El santo varón, que seguía de pie al lado de la cama, añadió:
—Hay que perdonar siempre, señora. Esto que le sucede es una gran desgracia; pero Dios, en su misericordia, le ha concedido la compensación de una gran dicha, ya que va usted a ser madre. Ese hijo será su consuelo. En su nombre le imploro, en su nombre la insto para que perdone a su señor esposo la equivocación que ha cometido. Será este perdón un vínculo más entre los dos, una prenda de la fidelidad que le guardará a partir de ahora. ¿Puede usted acaso permanecer apartada de corazón del hombre cuyo fruto lleva en el vientre?
Jeanne no contestaba, arrollada, dolorida, rendida ya, sin fuerzas siquiera para la ira y el rencor. Notaba los nervios sueltos, como si se los hubieran cortado poco a poco, apenas si estaba ya viva.
La baronesa, que no concebía el resentimiento y cuya alma era incapaz de un esfuerzo prolongado, cuchicheó:
—Vamos, Jeanne.
Tomó entonces el sacerdote la mano del joven y, tirando de ella para aproximarlo a la cama, la juntó con la mano de su mujer, dando luego un cachetito en ambas como para dejarlas definitivamente unidas. Y, desechando el tono profesional de los sermones, dijo, con cara de contento:
—Bueno, pues ya está.

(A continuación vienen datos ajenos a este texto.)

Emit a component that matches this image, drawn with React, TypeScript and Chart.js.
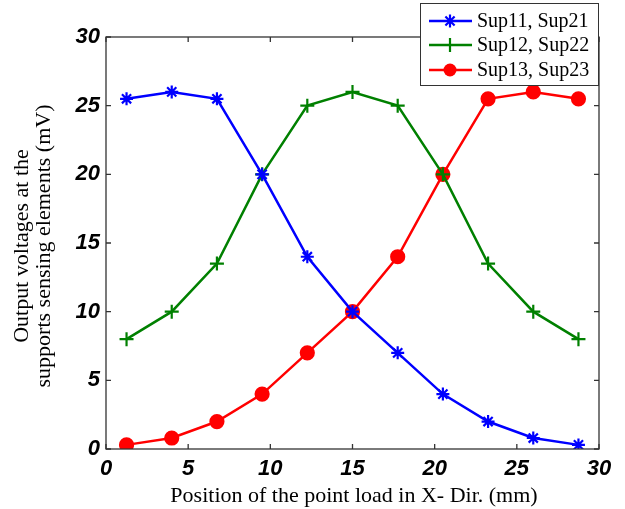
import React, { useEffect, useRef } from "react";
import { Chart, registerables } from "chart.js";

Chart.register(...registerables);

const positions = [1.25, 4, 6.75, 9.5, 12.25, 15, 17.75, 20.5, 23.25, 26, 28.75];
const sup11 = [25.5, 26, 25.5, 20, 14, 10, 7, 4, 2, 0.8, 0.3];
const sup12 = [8, 10, 13.5, 20, 25, 26, 25, 20, 13.5, 10, 8];
const sup13 = [0.3, 0.8, 2, 4, 7, 10, 14, 20, 25.5, 26, 25.5];
const seriesLabels = ["Sup11, Sup21", "Sup12, Sup22", "Sup13, Sup23"];
const seriesColors = ["#0000ff", "#008000", "#ff0000"];
const seriesStyles = ["star", "cross", "circle"];
const xTitle = "Position of the point load in X- Dir. (mm)";
const yTitleLines = ["Output voltages at the", "supports sensing elements (mV)"];
const tickValues = [0, 5, 10, 15, 20, 25, 30];

const SERIF = "'Liberation Serif', 'Times New Roman', serif";
const SANS = "'Liberation Sans', Arial, sans-serif";

function drawMarker(ctx: CanvasRenderingContext2D, style: string, color: string, r: number, x: number, y: number) {
  ctx.save();
  ctx.strokeStyle = color;
  ctx.fillStyle = color;
  ctx.lineWidth = 2.2;
  ctx.beginPath();
  if (style === "circle") {
    ctx.arc(x, y, r, 0, Math.PI * 2);
    ctx.fill();
  } else if (style === "cross") {
    ctx.moveTo(x - r, y);
    ctx.lineTo(x + r, y);
    ctx.moveTo(x, y - r);
    ctx.lineTo(x, y + r);
    ctx.stroke();
  } else {
    ctx.moveTo(x - r, y);
    ctx.lineTo(x + r, y);
    ctx.moveTo(x, y - r);
    ctx.lineTo(x, y + r);
    const d = r * Math.SQRT1_2;
    ctx.moveTo(x - d, y - d);
    ctx.lineTo(x + d, y + d);
    ctx.moveTo(x - d, y + d);
    ctx.lineTo(x + d, y - d);
    ctx.stroke();
  }
  ctx.restore();
}

const decorPlugin = {
  id: "decor",
  afterDraw(chart: any) {
    const ctx = chart.ctx as CanvasRenderingContext2D;
    const { left, right, top, bottom } = chart.chartArea;
    const xs = chart.scales.x;
    const ys = chart.scales.y;
    ctx.save();
    ctx.strokeStyle = "#333";
    ctx.lineWidth = 1.3;
    ctx.strokeRect(left, top, right - left, bottom - top);
    const tl = 5;
    ctx.beginPath();
    for (const v of tickValues) {
      const px = xs.getPixelForValue(v);
      ctx.moveTo(px, bottom);
      ctx.lineTo(px, bottom - tl);
      ctx.moveTo(px, top);
      ctx.lineTo(px, top + tl);
      const py = ys.getPixelForValue(v);
      ctx.moveTo(left, py);
      ctx.lineTo(left + tl, py);
      ctx.moveTo(right, py);
      ctx.lineTo(right - tl, py);
    }
    ctx.stroke();

    ctx.fillStyle = "#000";
    ctx.font = `22px ${SERIF}`;
    ctx.textAlign = "center";
    ctx.textBaseline = "alphabetic";
    ctx.fillText(xTitle, 354, 502);

    ctx.save();
    ctx.translate(0, 246);
    ctx.rotate(-Math.PI / 2);
    ctx.fillText(yTitleLines[0], 0, 28);
    ctx.fillText(yTitleLines[1], 0, 50);
    ctx.restore();

    const lx = 420, ly = 3, lw = 178, lh = 82;
    ctx.fillStyle = "#fff";
    ctx.fillRect(lx, ly, lw, lh);
    ctx.strokeStyle = "#333";
    ctx.lineWidth = 1;
    ctx.strokeRect(lx + 0.5, ly + 0.5, lw, lh);
    const rows = [21, 45, 70];
    const radii = [6.5, 7, 6.5];
    ctx.font = `20px ${SERIF}`;
    ctx.textAlign = "left";
    ctx.textBaseline = "middle";
    for (let i = 0; i < 3; i++) {
      const y = rows[i];
      ctx.strokeStyle = seriesColors[i];
      ctx.lineWidth = 2.5;
      ctx.beginPath();
      ctx.moveTo(429, y);
      ctx.lineTo(472, y);
      ctx.stroke();
      drawMarker(ctx, seriesStyles[i], seriesColors[i], radii[i], 450, y);
      ctx.fillStyle = "#000";
      ctx.fillText(seriesLabels[i], 477, y + 1);
    }
    ctx.restore();
  },
};

export default function App() {
  const ref = useRef<HTMLCanvasElement>(null);
  useEffect(() => {
    if (!ref.current) return;
    const series = [sup11, sup12, sup13];
    const radii = [6.5, 7, 6.5];
    const chart = new Chart(ref.current, {
      type: "line",
      data: {
        datasets: series.map((s, i) => ({
          label: seriesLabels[i],
          data: positions.map((x, j) => ({ x, y: s[j] })),
          borderColor: seriesColors[i],
          backgroundColor: seriesColors[i],
          pointBorderColor: seriesColors[i],
          pointBackgroundColor: seriesColors[i],
          pointStyle: seriesStyles[i] as any,
          pointRadius: radii[i],
          pointBorderWidth: 2.2,
          borderWidth: 2.5,
          tension: 0,
        })),
      },
      options: {
        responsive: false,
        animation: false,
        layout: { padding: { left: 0, right: 26, top: 37, bottom: 0 } },
        plugins: {
          legend: { display: false },
          tooltip: { enabled: false },
        },
        scales: {
          x: {
            type: "linear",
            min: 0,
            max: 30,
            grid: { display: false, drawTicks: false },
            border: { display: false },
            afterFit: (s: any) => {
              s.height = 60;
            },
            ticks: {
              stepSize: 5,
              padding: 7,
              color: "#000",
              font: { family: SANS, size: 22, weight: "bold", style: "italic" },
              maxRotation: 0,
            },
          },
          y: {
            type: "linear",
            min: 0,
            max: 30,
            grid: { display: false, drawTicks: false },
            border: { display: false },
            afterFit: (s: any) => {
              s.width = 106;
            },
            ticks: {
              stepSize: 5,
              padding: 6,
              color: "#000",
              font: { family: SANS, size: 22, weight: "bold", style: "italic" },
            },
          },
        },
      },
      plugins: [decorPlugin],
    });
    return () => chart.destroy();
  }, []);
  return (
    <div style={{ position: "fixed", left: 0, top: 0, width: 625, height: 509, background: "#fff" }}>
      <canvas ref={ref} width={625} height={509} />
    </div>
  );
}
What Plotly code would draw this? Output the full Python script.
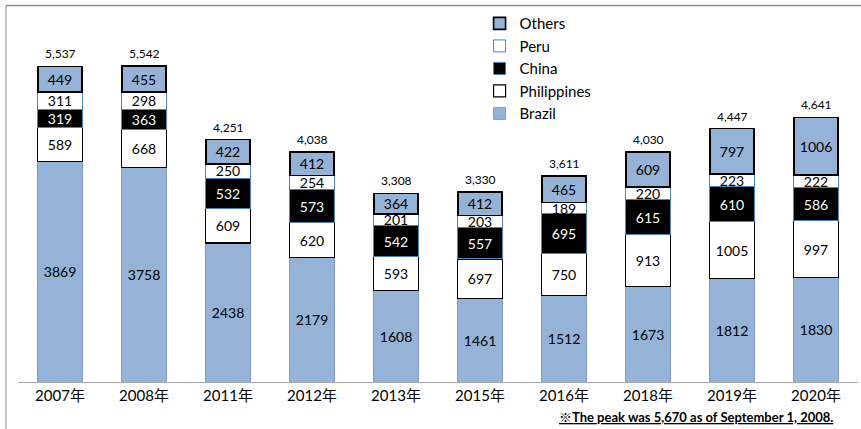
import plotly.graph_objects as go

years = ["2007年", "2008年", "2011年", "2012年", "2013年", "2015年", "2016年", "2018年", "2019年", "2020年"]
brazil = [3869, 3758, 2438, 2179, 1608, 1461, 1512, 1673, 1812, 1830]
philippines = [589, 668, 609, 620, 593, 697, 750, 913, 1005, 997]
china = [319, 363, 532, 573, 542, 557, 695, 615, 610, 586]
peru = [311, 298, 250, 254, 201, 203, 189, 220, 223, 222]
others = [449, 455, 422, 412, 364, 412, 465, 609, 797, 1006]
note = "※The peak was 5,670 as of September 1, 2008."

totals = [a + b + c + d + e for a, b, c, d, e in zip(brazil, philippines, china, peru, others)]

FONT = "Lato, 'Noto Sans CJK JP', sans-serif"
BLUE = "#95B3D7"
EDGE = "#4F81BD"

series = [
    ("Brazil", brazil, BLUE, "#7F9FCF", 1, "black"),
    ("Philippines", philippines, "white", "black", 1.2, "black"),
    ("China", china, "black", EDGE, 1, "white"),
    ("Peru", peru, "white", EDGE, 1, "black"),
    ("Others", others, BLUE, "black", 1.6, "black"),
]

fig = go.Figure()
for name, vals, fill, line, lw, tc in series:
    fig.add_trace(go.Bar(
        name=name, x=years, y=vals, legendgroup=name,
        marker=dict(color=fill, line=dict(color=line, width=lw)),
        text=[str(v) for v in vals], textposition="inside",
        insidetextanchor="middle", textangle=0,
        textfont=dict(family=FONT, size=14, color=tc),
    ))

annotations = [dict(
    x=yr, y=t, xref="x", yref="y", text=f"{t:,}", showarrow=False,
    yanchor="bottom", yshift=3, font=dict(family=FONT, size=12, color="black"),
) for yr, t in zip(years, totals)]

annotations.append(dict(
    text=f"<b><u>{note}</u></b>", xref="paper", yref="paper",
    x=(835 - 18) / 840, y=(382 - 427) / 342, xanchor="right", yanchor="bottom",
    showarrow=False, font=dict(family=FONT, size=13, color="black"),
))

fig.update_layout(
    width=861, height=429,
    barmode="stack", bargap=0.47,
    paper_bgcolor="white", plot_bgcolor="white",
    margin=dict(l=18, r=3, t=40, b=47),
    font=dict(family=FONT, size=14, color="black"),
    uniformtext=dict(minsize=14, mode="show"),
    showlegend=True,
    legend=dict(
        x=0.5495, y=1.096, xanchor="left", yanchor="top",
        traceorder="reversed", tracegroupgap=3,
        font=dict(family=FONT, size=15, color="black"),
        bgcolor="rgba(0,0,0,0)",
    ),
    xaxis=dict(
        showline=True, linecolor="#a6a6a6", linewidth=1,
        ticks="", tickfont=dict(family=FONT, size=15, color="black"),
        showgrid=False, automargin=False,
    ),
    yaxis=dict(range=[0, 6000], visible=False, showgrid=False),
    annotations=annotations,
    shapes=[
        dict(type="line", xref="paper", yref="paper",
             x0=-12 / 840, x1=1.01, y0=(382.5 - 6) / 342, y1=(382.5 - 6) / 342,
             line=dict(color="#8c8c8c", width=1.5)),
        dict(type="line", xref="paper", yref="paper",
             x0=-12 / 840, x1=-12 / 840, y0=(382.5 - 6) / 342, y1=-0.2,
             line=dict(color="#8c8c8c", width=1)),
    ],
)

fig.write_html(
    "out.html",
    config={"displayModeBar": False},
    post_script="document.body.style.margin='0';document.body.style.padding='0';",
)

Es lo mejor, créanme.
Luego, las dos manos prendidas durante un momento se separaron deprisa. Julien, que no se atrevía a darle un beso a Jeanne, besó en la frente a su suegra, dio media vuelta, se cogió del brazo del barón, que se lo consintió, satisfecho en el fondo de que el asunto estuviera arreglado; y ambos se fueron juntos a fumar un puro.
Entonces, la enferma, anonadada, se adormiló mientras el sacerdote y mamaíta charlaban pausadamente en voz baja.
El sacerdote explicaba y desarrollaba sus opiniones; y la baronesa le daba continuamente la razón con un ademán de la cabeza. Acabó aquel por decir, a modo de conclusión:
—Pues estamos de acuerdo. Ustedes le dan a la muchacha la alquería de Barville, y yo me encargo de encontrarle un marido, un chico bueno y formal. Con una finca de veinte mil francos, ya verá que lo que sobrarán serán pretendientes. Podremos elegir a gusto.
Y la baronesa sonreía ahora, contenta; se le habían quedado en las mejillas dos lágrimas a medio camino, cuyo húmedo rastro estaba ya seco.
Y remachaba:
—Estamos de acuerdo; Barville vale como poco veinte mil francos. Pero pondremos la finca a nombre del niño y los padres tendrán el usufructo mientras vivan.
Y el párroco se levantó y estrechó la mano de mamaíta:
—No se moleste en acompañarme, señora baronesa, no se moleste. Bien sé yo lo que cuesta dar un paso.
Al salir, se cruzó con la tía Lison, que venía a ver a la enferma. Esta no se dio cuenta de nada, no le contaron nada y de nada se enteró, como de costumbre.